Good news from Bloomberg:

The German government will foot the bill for a 351 million-euro ($420 million) restoration of the Pergamon Museum in Berlin, home to ancient relics including the Pergamon Altar and the Ishtar Gate of Babylon.

Situated on Museum Island at the center of Berlin, the Pergamon was completed in 1930 and suffered damage in World War II. It drew 877,000 visitors in 2004, making it the second- busiest museum in the German capital after the Neue Nationalgalerie art museum near Potsdamer Platz.

A government committee chose a plan by architect Oswald Mathias Ungers for the museum's facelift, which will begin in 2011. Ungers designed the German Architectural Museum in Frankfurt and the German ambassador's residence in Washington.

``Now the more detailed planning for the restoration and completion of the Pergamon can begin,'' Culture Minister Bernd Neumann said in a statement. ``The building work will take place in stages so that during the construction different parts of the museum can remain accessible to the public.''

The government is providing a total of about 1 billion euros in financing for the restoration of the five museums on the island in the River Spree and aims to finish the work by 2015. The second of the five to be completed, the Bode Museum, is set to reopen in the middle of this year with a permanent exhibition of works from antiquity to the 18th century.
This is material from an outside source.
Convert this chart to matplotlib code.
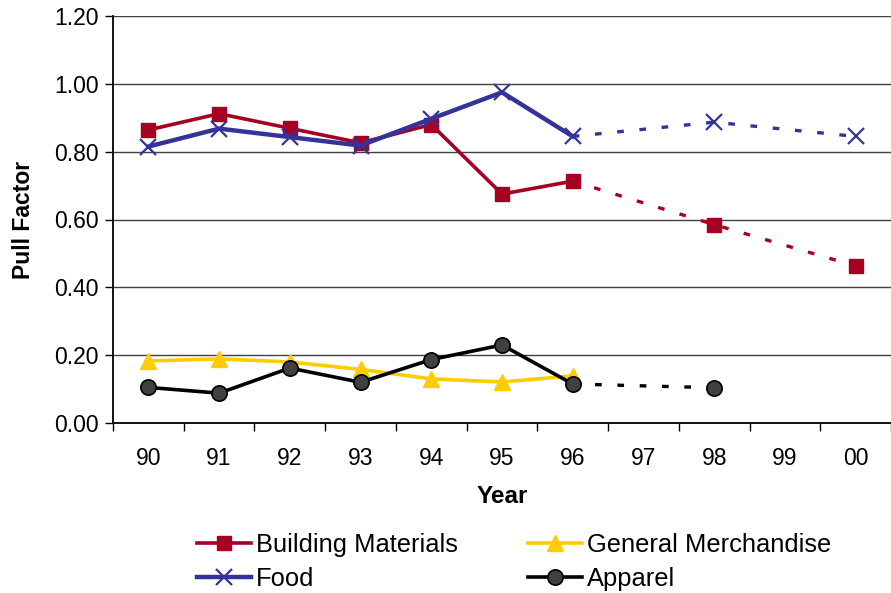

The first museum to be restored, the Alte Nationalgalerie, was finished in 2001. It houses 19th-century German art and hosts exhibitions including last year's Goya show, which drew more than 200,000 visitors. The next on the renovation list is the partially ruined Neues Museum, set for completion in 2008.

The Pergamon houses Greek and Roman architecture, art and sculptures as well as oriental treasures from the palaces and temples of the Sumerian, Babylonian and Assyrian regions.


... so how long will it be before demands are made for repatriation of the Altar or the Gate?